=== Provided information ===
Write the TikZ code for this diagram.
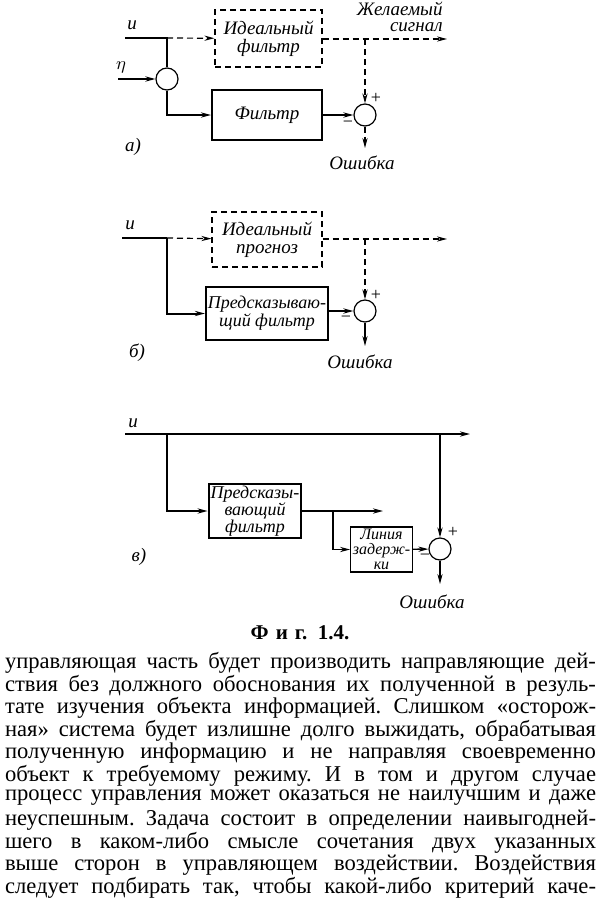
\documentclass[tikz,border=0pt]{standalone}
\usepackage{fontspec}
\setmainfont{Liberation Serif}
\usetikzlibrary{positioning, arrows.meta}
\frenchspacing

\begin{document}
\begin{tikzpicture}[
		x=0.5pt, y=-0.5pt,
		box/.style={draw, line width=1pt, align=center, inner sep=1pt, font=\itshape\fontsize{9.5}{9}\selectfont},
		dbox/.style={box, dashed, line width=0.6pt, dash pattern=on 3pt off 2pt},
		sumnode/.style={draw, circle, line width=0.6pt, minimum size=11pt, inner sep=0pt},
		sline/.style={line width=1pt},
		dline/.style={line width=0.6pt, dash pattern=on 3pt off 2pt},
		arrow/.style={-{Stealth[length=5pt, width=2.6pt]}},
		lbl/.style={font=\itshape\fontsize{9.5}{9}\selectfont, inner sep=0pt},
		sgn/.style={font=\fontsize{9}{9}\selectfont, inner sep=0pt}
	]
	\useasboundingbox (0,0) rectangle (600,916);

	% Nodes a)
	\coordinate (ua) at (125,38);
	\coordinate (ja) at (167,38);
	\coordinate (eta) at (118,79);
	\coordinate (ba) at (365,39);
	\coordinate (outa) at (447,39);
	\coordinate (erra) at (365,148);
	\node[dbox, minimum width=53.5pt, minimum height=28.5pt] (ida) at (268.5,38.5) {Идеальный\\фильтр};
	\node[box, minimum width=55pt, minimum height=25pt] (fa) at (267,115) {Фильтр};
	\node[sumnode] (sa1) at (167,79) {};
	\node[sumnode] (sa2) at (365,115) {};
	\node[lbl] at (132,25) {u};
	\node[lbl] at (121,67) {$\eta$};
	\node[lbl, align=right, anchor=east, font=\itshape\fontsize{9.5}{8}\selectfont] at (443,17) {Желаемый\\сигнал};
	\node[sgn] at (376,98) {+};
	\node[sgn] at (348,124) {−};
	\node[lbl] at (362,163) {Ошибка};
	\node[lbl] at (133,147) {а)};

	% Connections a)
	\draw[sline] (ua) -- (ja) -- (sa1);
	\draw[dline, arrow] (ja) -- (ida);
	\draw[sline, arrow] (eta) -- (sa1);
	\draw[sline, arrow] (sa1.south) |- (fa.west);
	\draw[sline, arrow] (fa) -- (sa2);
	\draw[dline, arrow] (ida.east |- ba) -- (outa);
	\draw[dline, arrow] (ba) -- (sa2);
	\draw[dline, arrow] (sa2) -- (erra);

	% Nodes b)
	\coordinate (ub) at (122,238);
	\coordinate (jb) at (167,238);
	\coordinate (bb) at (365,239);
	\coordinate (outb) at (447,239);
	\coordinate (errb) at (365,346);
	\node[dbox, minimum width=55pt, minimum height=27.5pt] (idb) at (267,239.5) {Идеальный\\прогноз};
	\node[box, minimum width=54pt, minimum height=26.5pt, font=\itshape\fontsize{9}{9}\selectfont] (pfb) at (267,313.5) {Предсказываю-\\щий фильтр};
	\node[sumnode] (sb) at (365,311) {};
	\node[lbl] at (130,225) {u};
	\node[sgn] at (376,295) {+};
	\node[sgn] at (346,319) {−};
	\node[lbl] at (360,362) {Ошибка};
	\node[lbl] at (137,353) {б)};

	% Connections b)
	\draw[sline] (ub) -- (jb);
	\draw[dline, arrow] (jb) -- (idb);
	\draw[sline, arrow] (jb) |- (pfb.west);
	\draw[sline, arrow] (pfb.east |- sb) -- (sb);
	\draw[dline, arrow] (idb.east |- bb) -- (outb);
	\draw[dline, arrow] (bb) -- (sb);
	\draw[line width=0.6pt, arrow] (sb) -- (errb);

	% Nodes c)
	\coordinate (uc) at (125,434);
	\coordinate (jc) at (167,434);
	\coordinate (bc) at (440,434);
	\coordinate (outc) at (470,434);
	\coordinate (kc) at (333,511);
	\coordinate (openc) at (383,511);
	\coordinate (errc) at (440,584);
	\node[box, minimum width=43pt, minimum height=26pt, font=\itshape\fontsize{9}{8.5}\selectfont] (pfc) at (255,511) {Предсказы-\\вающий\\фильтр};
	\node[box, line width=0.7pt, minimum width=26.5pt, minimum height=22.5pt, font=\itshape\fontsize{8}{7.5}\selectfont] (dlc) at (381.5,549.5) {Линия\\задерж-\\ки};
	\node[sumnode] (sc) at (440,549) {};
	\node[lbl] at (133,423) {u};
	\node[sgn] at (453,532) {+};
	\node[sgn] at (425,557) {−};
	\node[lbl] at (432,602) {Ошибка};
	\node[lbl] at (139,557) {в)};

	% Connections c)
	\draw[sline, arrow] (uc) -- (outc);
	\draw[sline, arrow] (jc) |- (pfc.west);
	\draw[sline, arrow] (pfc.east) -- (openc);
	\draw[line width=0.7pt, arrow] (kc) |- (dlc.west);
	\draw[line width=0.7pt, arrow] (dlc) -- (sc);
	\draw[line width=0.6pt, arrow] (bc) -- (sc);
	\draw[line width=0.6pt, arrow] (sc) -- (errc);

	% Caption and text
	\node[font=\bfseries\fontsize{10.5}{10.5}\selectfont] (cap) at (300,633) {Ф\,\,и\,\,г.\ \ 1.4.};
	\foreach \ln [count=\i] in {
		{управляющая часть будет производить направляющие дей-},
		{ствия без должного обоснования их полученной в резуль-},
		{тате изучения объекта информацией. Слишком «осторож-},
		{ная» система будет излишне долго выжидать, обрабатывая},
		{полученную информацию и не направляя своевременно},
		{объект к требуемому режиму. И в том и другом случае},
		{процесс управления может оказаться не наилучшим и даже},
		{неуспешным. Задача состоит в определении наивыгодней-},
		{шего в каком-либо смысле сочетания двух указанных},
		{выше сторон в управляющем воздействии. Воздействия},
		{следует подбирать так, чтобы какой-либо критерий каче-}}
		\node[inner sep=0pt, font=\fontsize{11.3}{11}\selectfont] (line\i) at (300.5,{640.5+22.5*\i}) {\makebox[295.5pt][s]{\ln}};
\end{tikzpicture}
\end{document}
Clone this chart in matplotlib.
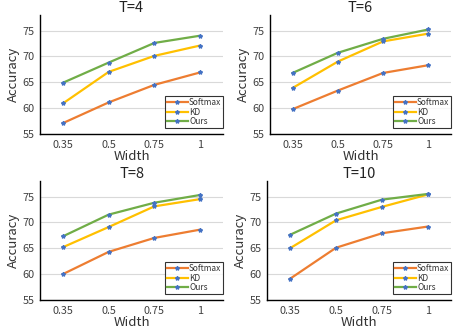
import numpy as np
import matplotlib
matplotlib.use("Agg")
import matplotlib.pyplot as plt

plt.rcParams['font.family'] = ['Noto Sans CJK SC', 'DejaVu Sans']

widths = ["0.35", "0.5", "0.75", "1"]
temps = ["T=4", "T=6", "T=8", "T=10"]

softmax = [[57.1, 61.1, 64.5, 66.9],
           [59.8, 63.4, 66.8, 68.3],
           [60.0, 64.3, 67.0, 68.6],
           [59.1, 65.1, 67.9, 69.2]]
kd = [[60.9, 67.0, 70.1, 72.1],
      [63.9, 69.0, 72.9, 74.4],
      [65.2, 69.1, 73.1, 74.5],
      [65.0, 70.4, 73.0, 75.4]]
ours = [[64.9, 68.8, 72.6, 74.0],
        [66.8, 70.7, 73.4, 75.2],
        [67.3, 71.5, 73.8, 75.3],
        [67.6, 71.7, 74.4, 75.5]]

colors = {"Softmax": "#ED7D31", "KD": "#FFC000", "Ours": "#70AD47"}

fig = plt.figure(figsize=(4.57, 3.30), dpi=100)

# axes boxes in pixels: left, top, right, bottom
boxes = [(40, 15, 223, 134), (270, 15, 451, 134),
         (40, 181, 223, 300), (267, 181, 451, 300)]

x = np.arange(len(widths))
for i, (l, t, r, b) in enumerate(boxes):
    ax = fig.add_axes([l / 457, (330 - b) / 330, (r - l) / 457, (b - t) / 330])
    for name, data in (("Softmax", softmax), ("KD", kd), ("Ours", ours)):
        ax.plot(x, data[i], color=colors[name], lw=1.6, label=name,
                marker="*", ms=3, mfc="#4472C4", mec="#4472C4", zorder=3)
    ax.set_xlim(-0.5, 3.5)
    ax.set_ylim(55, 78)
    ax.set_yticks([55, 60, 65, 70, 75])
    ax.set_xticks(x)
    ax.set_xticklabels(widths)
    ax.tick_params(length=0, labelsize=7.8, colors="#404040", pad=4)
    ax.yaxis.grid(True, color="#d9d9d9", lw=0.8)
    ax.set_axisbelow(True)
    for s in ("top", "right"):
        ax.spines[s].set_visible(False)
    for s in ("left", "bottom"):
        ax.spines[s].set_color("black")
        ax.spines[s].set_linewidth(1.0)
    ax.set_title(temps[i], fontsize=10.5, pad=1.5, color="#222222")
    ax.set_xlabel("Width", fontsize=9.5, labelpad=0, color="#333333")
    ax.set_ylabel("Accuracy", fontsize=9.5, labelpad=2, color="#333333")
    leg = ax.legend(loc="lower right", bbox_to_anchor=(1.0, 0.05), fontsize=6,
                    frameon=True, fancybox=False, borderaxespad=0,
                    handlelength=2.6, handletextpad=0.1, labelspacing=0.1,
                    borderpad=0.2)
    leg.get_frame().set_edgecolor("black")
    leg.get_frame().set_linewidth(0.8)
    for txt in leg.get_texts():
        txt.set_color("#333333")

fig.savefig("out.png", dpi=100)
===
### Task requirements
Take the material above and output only the lines from the one that contains "Clone this chart in matplotlib." through the one that contains "(40, 181, 223, 300), (267, 181, 451, 300)]", ends included and images left out.

### Reply to the exercise
Clone this chart in matplotlib.
import numpy as np
import matplotlib
matplotlib.use("Agg")
import matplotlib.pyplot as plt

plt.rcParams['font.family'] = ['Noto Sans CJK SC', 'DejaVu Sans']

widths = ["0.35", "0.5", "0.75", "1"]
temps = ["T=4", "T=6", "T=8", "T=10"]

softmax = [[57.1, 61.1, 64.5, 66.9],
           [59.8, 63.4, 66.8, 68.3],
           [60.0, 64.3, 67.0, 68.6],
           [59.1, 65.1, 67.9, 69.2]]
kd = [[60.9, 67.0, 70.1, 72.1],
      [63.9, 69.0, 72.9, 74.4],
      [65.2, 69.1, 73.1, 74.5],
      [65.0, 70.4, 73.0, 75.4]]
ours = [[64.9, 68.8, 72.6, 74.0],
        [66.8, 70.7, 73.4, 75.2],
        [67.3, 71.5, 73.8, 75.3],
        [67.6, 71.7, 74.4, 75.5]]

colors = {"Softmax": "#ED7D31", "KD": "#FFC000", "Ours": "#70AD47"}

fig = plt.figure(figsize=(4.57, 3.30), dpi=100)

# axes boxes in pixels: left, top, right, bottom
boxes = [(40, 15, 223, 134), (270, 15, 451, 134),
         (40, 181, 223, 300), (267, 181, 451, 300)]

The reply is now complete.